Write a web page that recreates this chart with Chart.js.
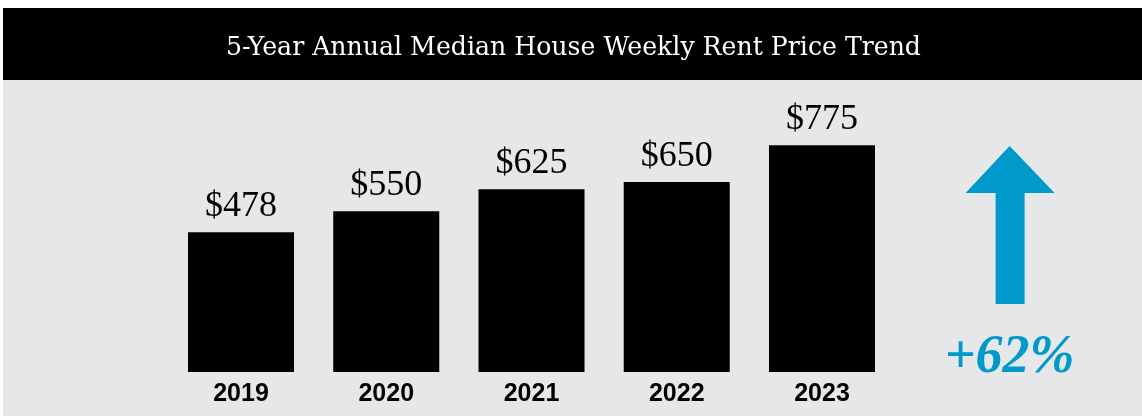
<!DOCTYPE html>
<html>
<head>
<meta charset="utf-8">
<script src="https://cdn.jsdelivr.net/npm/chart.js@4"></script>
<style>
  html, body { margin: 0; padding: 0; background: #fff; }
  #wrap { width: 1142px; height: 416px; position: relative; }
</style>
</head>
<body>
<div id="wrap"><canvas id="rentChart"></canvas></div>
<script>
const anos = ['2019', '2020', '2021', '2022', '2023'];
const alugueis = [478, 550, 625, 650, 775];
const titulo = '5-Year Annual Median House Weekly Rent Price Trend';

const corFundo = '#e6e7e9';
const corAzul = '#0099cc';

// fundo preto com o titulo + area cinza
const fundoPlugin = {
  id: 'fundo',
  beforeDraw(chart) {
    const ctx = chart.ctx;
    ctx.save();
    ctx.fillStyle = '#ffffff';
    ctx.fillRect(0, 0, chart.width, chart.height);
    ctx.fillStyle = '#000000';
    ctx.fillRect(3, 8, chart.width - 3, 72);
    ctx.fillStyle = corFundo;
    ctx.fillRect(3, 80, chart.width - 3, chart.height - 80);

    ctx.fillStyle = '#ffffff';
    ctx.font = '25.2px "DejaVu Serif", serif';
    ctx.textAlign = 'center';
    ctx.textBaseline = 'alphabetic';
    ctx.fillText(titulo, (chart.width + 5) / 2, 55);
    ctx.restore();
  }
};

// rotulos de valor acima das barras + seta de crescimento
const rotulosPlugin = {
  id: 'rotulos',
  afterDatasetsDraw(chart) {
    const ctx = chart.ctx;
    const meta = chart.getDatasetMeta(0);
    ctx.save();
    ctx.fillStyle = '#000';
    ctx.font = '36px "Liberation Serif", serif';
    ctx.textAlign = 'center';
    ctx.textBaseline = 'alphabetic';
    meta.data.forEach((bar, i) => {
      ctx.fillText('$' + alugueis[i], bar.x, bar.y - 16);
    });

    // seta
    const area = chart.chartArea;
    const cx = area.right + 115;
    ctx.fillStyle = corAzul;
    ctx.beginPath();
    ctx.moveTo(cx, 146);
    ctx.lineTo(cx + 45, 193);
    ctx.lineTo(cx + 15, 193);
    ctx.lineTo(cx + 15, 304);
    ctx.lineTo(cx - 14, 304);
    ctx.lineTo(cx - 14, 193);
    ctx.lineTo(cx - 44, 193);
    ctx.closePath();
    ctx.fill();

    const cresc = Math.round((alugueis[alugueis.length - 1] / alugueis[0] - 1) * 100);
    ctx.font = 'italic bold 54px "Liberation Serif", serif';
    ctx.fillText('+' + cresc + '%', cx, area.bottom);
    ctx.restore();
  }
};

const ctxRent = document.getElementById('rentChart');
const rentChart = new Chart(ctxRent, {
  type: 'bar',
  data: {
    labels: anos,
    datasets: [{
      label: 'Weekly rent',
      data: alugueis,
      backgroundColor: '#000000',
      borderWidth: 0,
      barPercentage: 0.73,
      categoryPercentage: 1.0
    }]
  },
  options: {
    responsive: true,
    maintainAspectRatio: false,
    animation: false,
    layout: {
      padding: { left: 168.4, right: 247.4, top: 79.5, bottom: 0 }
    },
    plugins: {
      legend: { display: false },
      tooltip: { enabled: false },
      title: { display: false }
    },
    scales: {
      x: {
        grid: { display: false, drawTicks: false },
        border: { display: false },
        ticks: {
          color: '#000',
          padding: 7,
          font: { family: '"Liberation Sans", Arial, sans-serif', size: 25, weight: 'bold', lineHeight: 1.2 }
        }
      },
      y: {
        display: false,
        min: 0,
        max: 1000
      }
    }
  },
  plugins: [fundoPlugin, rotulosPlugin]
});
</script>
</body>
</html>
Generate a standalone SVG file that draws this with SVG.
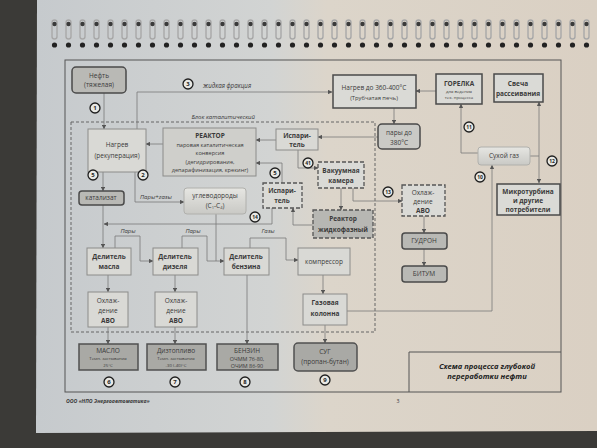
<svg xmlns="http://www.w3.org/2000/svg" width="597" height="448" viewBox="0 0 597 448">
<defs>
<linearGradient id="page" x1="0" y1="0" x2="1" y2="0">
<stop offset="0" stop-color="#c6cacd"/><stop offset="0.42" stop-color="#d2d4d3"/><stop offset="0.52" stop-color="#dcd5ca"/><stop offset="1" stop-color="#dad0c3"/>
</linearGradient>
<linearGradient id="soft" x1="0" y1="0" x2="0" y2="1">
<stop offset="0" stop-color="#e6e6e2"/><stop offset="1" stop-color="#c9c9c5"/>
</linearGradient>
<marker id="a" viewBox="0 0 6 6" refX="5.6" refY="3" markerUnits="userSpaceOnUse" markerWidth="4.5" markerHeight="4.5" orient="auto"><path d="M0,0 L6,3 L0,6 z" fill="#555"/></marker>
<pattern id="spiral" x="48" y="18" width="14" height="34" patternUnits="userSpaceOnUse">
<rect x="4" y="2" width="5" height="19" rx="2.5" fill="none" stroke="#a8a8a8" stroke-width="1.4"/>
<circle cx="6.5" cy="6" r="2.2" fill="#3a3a3a"/>
<circle cx="6.5" cy="27" r="2.6" fill="#222"/>
</pattern>
</defs>
<style>
.box{fill:#d9d9d5;stroke:#8c8c8a;stroke-width:1}
.hv{fill:#dadad6;stroke:#4a4a4a;stroke-width:1.5}
.rb{fill:#b9b9b5;stroke:#4a4a4a;stroke-width:1.5}
.prod{fill:#a9a9a5;stroke:#505050;stroke-width:1.5}
.soft{fill:url(#soft);stroke:#b0b0ac;stroke-width:1}
.dsh{fill:#dadad6;stroke:#555;stroke-width:1.3;stroke-dasharray:4 2}
.dshg{fill:#b7b7b3;stroke:#555;stroke-width:1.3;stroke-dasharray:4 2}
.t{font-family:"Open Sans","Liberation Sans",sans-serif;font-size:6.5px;fill:#3a3a3a;text-anchor:middle}
.b{font-weight:bold}
.s{font-size:4.3px}
.i{font-style:italic}
.c circle{fill:#e8e8e4;stroke:#1e1e1e;stroke-width:1.3}
.c text{font-family:"Open Sans","Liberation Sans",sans-serif;font-size:6px;font-weight:bold;fill:#1e1e1e;text-anchor:middle}
.ln{fill:none;stroke:#7a7a78;stroke-width:0.8}
.ar{marker-end:url(#a)}
</style>
<rect width="597" height="448" fill="#3b3a37"/>
<path d="M37,0 H597 V431 L36,433 Z" fill="url(#page)"/>
<rect x="48" y="18" width="549" height="34" fill="url(#spiral)"/>
<!-- frame -->
<rect x="65" y="60" width="496" height="332" fill="none" stroke="#555" stroke-width="1"/>
<path d="M409,392 V352 H561" fill="none" stroke="#555" stroke-width="1"/>
<text x="487" y="369" class="t b i" style="font-size:7.6px;fill:#222">Схема процесса глубокой</text>
<text x="487" y="379" class="t b i" style="font-size:7.6px;fill:#222">переработки нефти</text>
<text x="66" y="403" class="t b i" style="font-size:5.2px;text-anchor:start">ООО «НПО Энергоавтоматика»</text>
<text x="398" y="403" class="t" style="font-size:5.2px">3</text>
<!-- dashed block -->
<rect x="71" y="122" width="304" height="210" fill="none" stroke="#666" stroke-width="1" stroke-dasharray="3 2"/>
<text x="255" y="119" class="t i" style="text-anchor:end;font-size:6px">Блок каталитический</text>

<g id="connectors">
<path class="ln ar" d="M104,93 V129"/>
<path class="ln ar" d="M137,129 V92 H332"/>
<path class="ln ar" d="M163,144 H146"/>
<path class="ln ar" d="M276,140 H256"/>
<path class="ln ar" d="M378,137 H318"/>
<path class="ln ar" d="M394,108 V124"/>
<path class="ln ar" d="M436,91 H416"/>
<path class="ln ar" d="M478,153 H461 V104"/>
<path class="ln" d="M530,156 H539"/>
<path class="ln ar" d="M539,156 V102"/>
<path class="ln ar" d="M539,156 V183"/>
<path class="ln ar" d="M347,311 H492 V165"/>
<path class="ln ar" d="M298,150 V168 H318"/>
<path class="ln ar" d="M341,188 V210"/>
<path class="ln ar" d="M313,225 H293 V208"/>
<path class="ln ar" d="M282,183 V163 H256"/>
<path class="ln ar" d="M353,188 V201 H402"/>
<path class="ln ar" d="M424,216 V233"/>
<path class="ln ar" d="M424,249 V266"/>
<path class="ln ar" d="M103,172 V191"/>
<path class="ln ar" d="M135,172 V202 H184"/>
<path class="ln ar" d="M103,205 V248"/>
<path class="ln ar" d="M272,208 V224 H104"/>
<path class="ln ar" d="M115,248 V236 H140 V261 H153"/>
<path class="ln ar" d="M182,248 V236 H207 V261 H224"/>
<path class="ln" d="M216,214 V261"/>
<path class="ln ar" d="M250,248 V238 H286 V260 H298"/>
<path class="ln ar" d="M108,275 V292"/>
<path class="ln ar" d="M175,275 V292"/>
<path class="ln ar" d="M108,327 V344"/>
<path class="ln ar" d="M175,327 V344"/>
<path class="ln ar" d="M247,275 V344"/>
<path class="ln ar" d="M323,275 V294"/>
<path class="ln ar" d="M325,325 V343"/>
<text x="203" y="88" class="t i" style="text-anchor:start;font-size:6.2px">жидкая фракция</text>
<text x="140" y="199" class="t i" style="text-anchor:start;font-size:6px">Пары+газы</text>
<text x="128" y="233" class="t i" style="font-size:6px">Пары</text>
<text x="193" y="233" class="t i" style="font-size:6px">Пары</text>
<text x="268" y="233" class="t i" style="font-size:6px">Газы</text>
</g>

<g id="neft"><rect class="rb" x="72" y="67" width="54" height="26" rx="4"/><text x="99" y="78" class="t">Нефть</text><text x="99" y="87" class="t">(тяжелая)</text></g>
<g id="nagrev"><rect class="box" x="88" y="129" width="58" height="43"/><text x="117" y="147" class="t">Нагрев</text><text x="117" y="158" class="t">(рекуперация)</text></g>
<g id="reaktor"><rect class="box" x="163" y="128" width="93" height="48" style="fill:#cfcfcb"/><text x="210" y="138" class="t b">РЕАКТОР</text><text x="210" y="147" class="t" style="font-size:5.6px">паровая каталитическая</text><text x="210" y="155" class="t" style="font-size:5.6px">конверсия</text><text x="210" y="164" class="t" style="font-size:5.6px">(дегидрирование,</text><text x="210" y="172" class="t" style="font-size:5.6px">депарафинизация, крекинг)</text></g>
<g id="isparitel1"><rect class="box" x="276" y="129" width="42" height="21"/><text x="297" y="138" class="t b">Испари-</text><text x="297" y="147" class="t b">тель</text></g>
<g id="nagrev360"><rect class="hv" x="333" y="75" width="83" height="33"/><text x="374" y="90" class="t">Нагрев до 360-400°C</text><text x="374" y="100" class="t" style="font-size:5.8px">(Трубчатая печь)</text></g>
<g id="pary380"><rect class="rb" x="378" y="124" width="42" height="25" rx="4" style="fill:#cacac6"/><text x="399" y="135" class="t">пары до</text><text x="399" y="145" class="t">380°C</text></g>
<g id="gorelka"><rect class="hv" x="436" y="74" width="46" height="30"/><text x="459" y="86" class="t b">ГОРЕЛКА</text><text x="459" y="93" class="t s">для ведения</text><text x="459" y="99" class="t s">тех. процесса</text></g>
<g id="svecha"><rect class="hv" x="494" y="74" width="49" height="28"/><text x="518" y="86" class="t b">Свеча</text><text x="518" y="96" class="t b">рассеивания</text></g>
<g id="suhoigaz"><rect class="soft" x="478" y="147" width="52" height="18" rx="3"/><text x="504" y="158" class="t">Сухой газ</text></g>
<g id="mikroturbina"><rect class="hv" x="497" y="184" width="63" height="31"/><text x="528" y="194" class="t b">Микротурбина</text><text x="528" y="203" class="t b">и другие</text><text x="528" y="212" class="t b">потребители</text></g>
<g id="vakuum"><rect class="dsh" x="318" y="162" width="46" height="26"/><text x="341" y="173" class="t b">Вакуумная</text><text x="341" y="183" class="t b">камера</text></g>
<g id="isparitel2"><rect class="dsh" x="263" y="183" width="39" height="25"/><text x="282" y="193" class="t b">Испари-</text><text x="282" y="203" class="t b">тель</text></g>
<g id="reaktorzh"><rect class="dshg" x="313" y="210" width="60" height="28"/><text x="343" y="221" class="t b">Реактор</text><text x="343" y="232" class="t b">жидкофазный</text></g>
<g id="ohlazhd3"><rect class="dsh" x="402" y="185" width="43" height="31"/><text x="423" y="195" class="t">Охлаж-</text><text x="423" y="204" class="t">дение</text><text x="423" y="213" class="t b">АВО</text></g>
<g id="gudron"><rect class="rb" x="402" y="233" width="45" height="16" rx="3"/><text x="424" y="243" class="t">ГУДРОН</text></g>
<g id="bitum"><rect class="rb" x="402" y="266" width="45" height="16" rx="3"/><text x="424" y="276" class="t">БИТУМ</text></g>
<g id="katalizat"><rect class="rb" x="79" y="191" width="45" height="14" rx="3"/><text x="101" y="200" class="t">катализат</text></g>
<g id="uglevodorody"><rect class="soft" x="184" y="188" width="62" height="26" rx="3"/><text x="215" y="198" class="t">углеводороды</text><text x="215" y="208" class="t">(C<tspan style="font-size:4px" dy="1">1</tspan><tspan dy="-1">-C</tspan><tspan style="font-size:4px" dy="1">4</tspan><tspan dy="-1">)</tspan></text></g>
<g id="delmasla"><rect class="box" x="87" y="248" width="44" height="27"/><text x="109" y="259" class="t b">Делитель</text><text x="109" y="269" class="t b">масла</text></g>
<g id="deldizelya"><rect class="box" x="153" y="248" width="45" height="27"/><text x="175" y="259" class="t b">Делитель</text><text x="175" y="269" class="t b">дизеля</text></g>
<g id="delbenzina"><rect class="box" x="224" y="248" width="45" height="27"/><text x="246" y="259" class="t b">Делитель</text><text x="246" y="269" class="t b">бензина</text></g>
<g id="kompressor"><rect class="box" x="298" y="248" width="52" height="27"/><text x="324" y="264" class="t">компрессор</text></g>
<g id="gazkolonna"><rect class="box" x="303" y="294" width="44" height="31"/><text x="325" y="305" class="t b">Газовая</text><text x="325" y="316" class="t b">колонна</text></g>
<g id="ohlazhd1"><rect class="box" x="88" y="292" width="40" height="35"/><text x="108" y="303" class="t">Охлаж-</text><text x="108" y="313" class="t">дение</text><text x="108" y="323" class="t b">АВО</text></g>
<g id="ohlazhd2"><rect class="box" x="155" y="292" width="42" height="35"/><text x="176" y="303" class="t">Охлаж-</text><text x="176" y="313" class="t">дение</text><text x="176" y="323" class="t b">АВО</text></g>
<g id="maslo"><rect class="prod" x="79" y="344" width="59" height="26"/><text x="108" y="353" class="t">МАСЛО</text><text x="108" y="360" class="t s">Темп. застывания</text><text x="108" y="367" class="t s">25°C</text></g>
<g id="diztoplivo"><rect class="prod" x="147" y="344" width="59" height="26"/><text x="176" y="353" class="t">Дизтопливо</text><text x="176" y="360" class="t s">Темп. застывания</text><text x="176" y="367" class="t s">-30 (-40)°C</text></g>
<g id="benzin"><rect class="prod" x="217" y="344" width="61" height="26"/><text x="247" y="353" class="t">БЕНЗИН</text><text x="247" y="361" class="t" style="font-size:5.4px">ОЧММ 76-80,</text><text x="247" y="368" class="t" style="font-size:5.4px">ОЧИМ 86-90</text></g>
<g id="sug"><rect class="prod" x="294" y="343" width="63" height="28" rx="4"/><text x="325" y="354" class="t">СУГ</text><text x="325" y="364" class="t">(пропан-бутан)</text></g>

<g id="markers" class="c">
<circle cx="95" cy="108" r="5"/><text x="95" y="110.2">1</text>
<circle cx="188" cy="84" r="5"/><text x="188" y="86.2">3</text>
<circle cx="93" cy="175" r="5"/><text x="93" y="177.2">5</text>
<circle cx="143" cy="175" r="5"/><text x="143" y="177.2">2</text>
<circle cx="275" cy="173" r="5"/><text x="275" y="175.2">5</text>
<circle cx="308" cy="163" r="5"/><text x="308" y="165.2" style="font-size:5px">41</text>
<circle cx="255" cy="217" r="5"/><text x="255" y="219.2" style="font-size:5px">14</text>
<circle cx="388" cy="192" r="5"/><text x="388" y="194.2" style="font-size:5px">13</text>
<circle cx="469" cy="127" r="5"/><text x="469" y="129.2" style="font-size:5px">11</text>
<circle cx="480" cy="177" r="5"/><text x="480" y="179.2" style="font-size:5px">10</text>
<circle cx="552" cy="161" r="5"/><text x="552" y="163.2" style="font-size:5px">12</text>
<circle cx="109" cy="382" r="5"/><text x="109" y="384.2">6</text>
<circle cx="175" cy="382" r="5"/><text x="175" y="384.2">7</text>
<circle cx="245" cy="382" r="5"/><text x="245" y="384.2">8</text>
<circle cx="325" cy="380" r="5"/><text x="325" y="382.2">9</text>
</g>
</svg>
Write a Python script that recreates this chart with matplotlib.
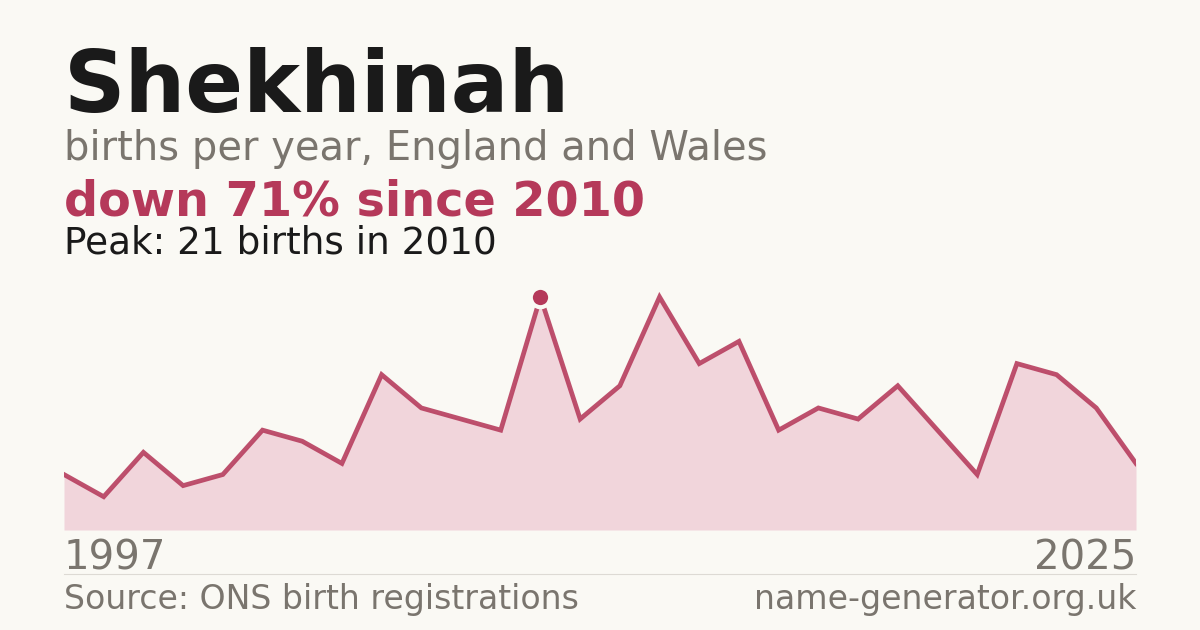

▶ YOUR GOAL:
Search the data above for the string "page" and return every line that has it.

▶ THE RESULT:
Write a web page that recreates this chart with Chart.js.
<linearGradient id="page" x1="0" y1="0" x2="1" y2="0">
<path d="M37,0 H597 V431 L36,433 Z" fill="url(#page)"/>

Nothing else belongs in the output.